I recently started Geometry. The class said that if a premise was true in an if statement, then the conclusion had to be true. This makes sense on a basic level. Take this for example:
If a = b and c = b, then a = c if a = 2, b = 2, and c = 2.
We have a true premise (a = b and c = b), so we conclude that the conclusion is true (a = c).
However, what if I did something like this:
If a = b and c = b, then a = c + 2 if a = 2, b = 2, and c = 2.
I still have a true premise, but my conclusion isn't true.
My question, then, is how can someone be sure that their conclusion is true? Are all basic premises and conclusions based on inductive reasoning and experience?
In summary, is there a mathematical way to ensure that a conclusion is true?
Excellent question! You have just the right mindset here of a good logician. And yes, the whole area of logic, in particular formal logic (or symbolic logic, or mathematical logic) is devoted to laying out and distinguishing between just those inferences that you can make, and those that you cannot. Or, as logicians say: those inferences that are valid versus those that are not.
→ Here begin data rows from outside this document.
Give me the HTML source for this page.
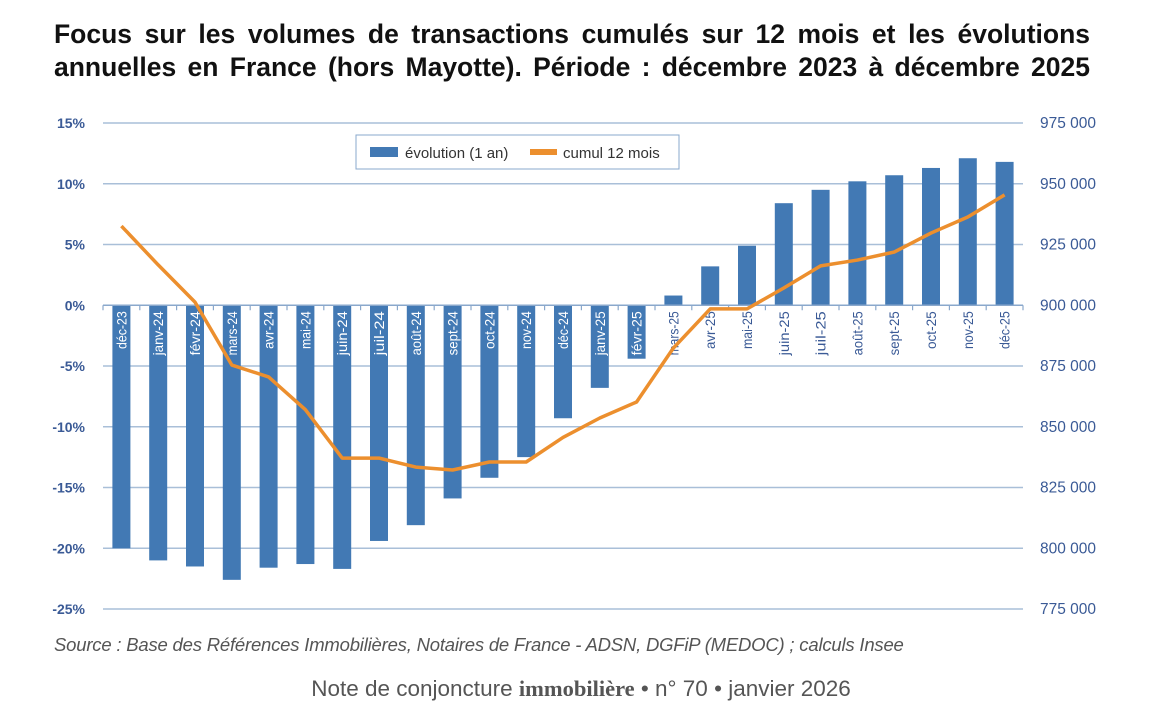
<!DOCTYPE html>
<html><head><meta charset="utf-8"><style>
body{margin:0;background:#fff;width:1162px;height:724px;overflow:hidden;font-family:"Liberation Sans",sans-serif}
.t{position:absolute;left:54px;top:18px;font-size:26.5px;font-weight:bold;line-height:33px;color:#111;width:1036px;text-align:justify;text-align-last:justify}
.src{position:absolute;left:54px;top:634px;font-size:18.5px;font-style:italic;color:#555;letter-spacing:-0.2px}
.foot{position:absolute;left:0;width:1162px;text-align:center;top:676px;font-size:22.5px;color:#555}
</style></head><body>
<div class="t">Focus sur les volumes de transactions cumulés sur 12 mois et les évolutions annuelles en France (hors Mayotte). Période : décembre 2023 à décembre 2025</div>
<svg id="c" width="1162" height="724" style="position:absolute;left:0;top:0"></svg>
<div class="src">Source : Base des Références Immobilières, Notaires de France - ADSN, DGFiP (MEDOC) ; calculs Insee</div>
<div class="foot">Note de conjoncture <b style="font-family:'Liberation Serif',serif">immobilière</b> • n° 70 • janvier 2026</div>
<script>
const categories=["déc-23","janv-24","févr-24","mars-24","avr-24","mai-24","juin-24","juil-24","août-24","sept-24","oct-24","nov-24","déc-24","janv-25","févr-25","mars-25","avr-25","mai-25","juin-25","juil-25","août-25","sept-25","oct-25","nov-25","déc-25"];
const evolution=[-20.0,-21.0,-21.5,-22.6,-21.6,-21.3,-21.7,-19.4,-18.1,-15.9,-14.2,-12.5,-9.3,-6.8,-4.4,0.8,3.2,4.9,8.4,9.5,10.2,10.7,11.3,12.1,11.8];
const cumul=[932600,916600,901300,875400,870500,857000,837100,837100,833400,832200,835500,835500,845600,853600,860200,882400,898500,898500,907100,916200,918600,921900,929700,936300,945400];
const leftTicks=[15,10,5,0,-5,-10,-15,-20,-25];
const rightTicks=[975000,950000,925000,900000,875000,850000,825000,800000,775000];
const NS="http://www.w3.org/2000/svg",svg=document.getElementById('c');
const X0=103,X1=1023,YT=123,YB=609;
const yL=v=>YT+(15-v)/40*(YB-YT);
const yR=v=>YT+(975000-v)/200000*(YB-YT);
const step=(X1-X0)/categories.length;
const xC=i=>X0+step*(i+0.5);
function el(t,a,p){const e=document.createElementNS(NS,t);for(const k in a)e.setAttribute(k,a[k]);(p||svg).appendChild(e);return e;}
const blue="#4279b4",tc="#3a5a96";
leftTicks.forEach(v=>{
 const g=el('line',{x1:X0,x2:X1,y1:yL(v),y2:yL(v),stroke:"#a9bfd8","stroke-width":1.5});
 
 
 const t=el('text',{x:85,y:yL(v)+5,"text-anchor":"end","font-size":14,fill:tc,"font-weight":"bold"});
 t.textContent=v+"%";
 
 
});
rightTicks.forEach(v=>{
 const t=el('text',{x:1040,y:yR(v)+5,"font-size":15.5,fill:tc});
 t.textContent=String(v).replace(/(\d{3})$/," $1");
 
 
});
const bw=18,y0=yL(0);
evolution.forEach((v,i)=>{
 const y=yL(v);
 let top=Math.min(y,y0),h=Math.abs(y-y0);
 const lbl=categories[i], lw=lbl.length*6.3;
 if(v<0&&h<lw+8)h=lw+8;
 const r=el('rect',{x:xC(i)-bw/2,y:top,width:bw,height:h,fill:blue});
 
 
});
el('line',{x1:X0,x2:X1,y1:y0,y2:y0,stroke:"#8aa8cc","stroke-width":1.5});
for(let i=0;i<=categories.length;i++)el('line',{x1:X0+step*i,x2:X0+step*i,y1:y0,y2:y0+5,stroke:"#8aa8cc","stroke-width":1.2});
categories.forEach((c,i)=>{
 const x=xC(i)+5,y=y0+6;
 const t=el('text',{x:x,y:y,"text-anchor":"end","font-size":14,textLength:c.length*6.3,lengthAdjust:"spacingAndGlyphs",fill:evolution[i]<0?"#fff":tc,transform:`rotate(-90 ${x} ${y})`});
 t.textContent=c;
 
 
});
const pts=cumul.map((v,i)=>xC(i)+","+yR(v)).join(" ");
const pl=el('polyline',{points:pts,fill:"none",stroke:"#ec8f2e","stroke-width":3.5,"stroke-linejoin":"round"});


const lg=el('g',{});


el('rect',{x:356,y:135,width:323,height:34,fill:"#fff",stroke:"#8aa8cc","stroke-width":1},lg);
el('rect',{x:370,y:147,width:28,height:10,fill:blue},lg);
const t1=el('text',{x:405,y:158,"font-size":15,fill:"#333"},lg);t1.textContent="évolution (1 an)";


el('rect',{x:530,y:149,width:27,height:6,fill:"#ec8f2e"},lg);
const t2=el('text',{x:563,y:158,"font-size":15,fill:"#333"},lg);t2.textContent="cumul 12 mois";


</script>
</body></html>
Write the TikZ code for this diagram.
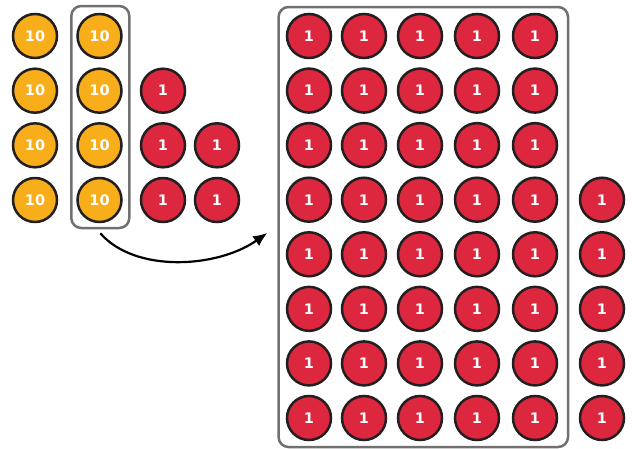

There are many online resources to learn more about this (here is one, and in particular follow their page on symbolic logic), and I highly encourage you to do so, given your question. Just do a search on 'logic' or 'formal logic', and go from there. I think you'll enjoy it! And, as a bonus, you'll learn about how logic is at the foundation of computers and a good bit of artificial intelligence.
Finally, just to give you a taste, here is a proof created in the Fitch proof system that shows that you can indeed infer $a=c$ from $a=b$ and $c=b$:
The two rules used here are:
$= \ Intro$ ('Identity Introduction'): every object is identical to itself, and so we can always say that $a=a$ (or $b=b$ or ...)
$= \ Elim$ ('Identity Elimination'): If we know that two objects are identical, then whatever is true of the one, has to be true of the other thing as well. Mathemtaically/formally: if we have $a=b$, and we have some statement involving $a$, then we can substitute any of those $a$'s with $b$'s.
On the other hand, to disprove some inference, i.e. to show that you cannot infer $a = c+2$ from $a=b$ and $c=b$, all we need to do is provide a counterexample ... and you yourself provided one: just assume $a=b=c=2$: that will make the premises true, but the conclusion false, and so that tells us that that is an invalid inference.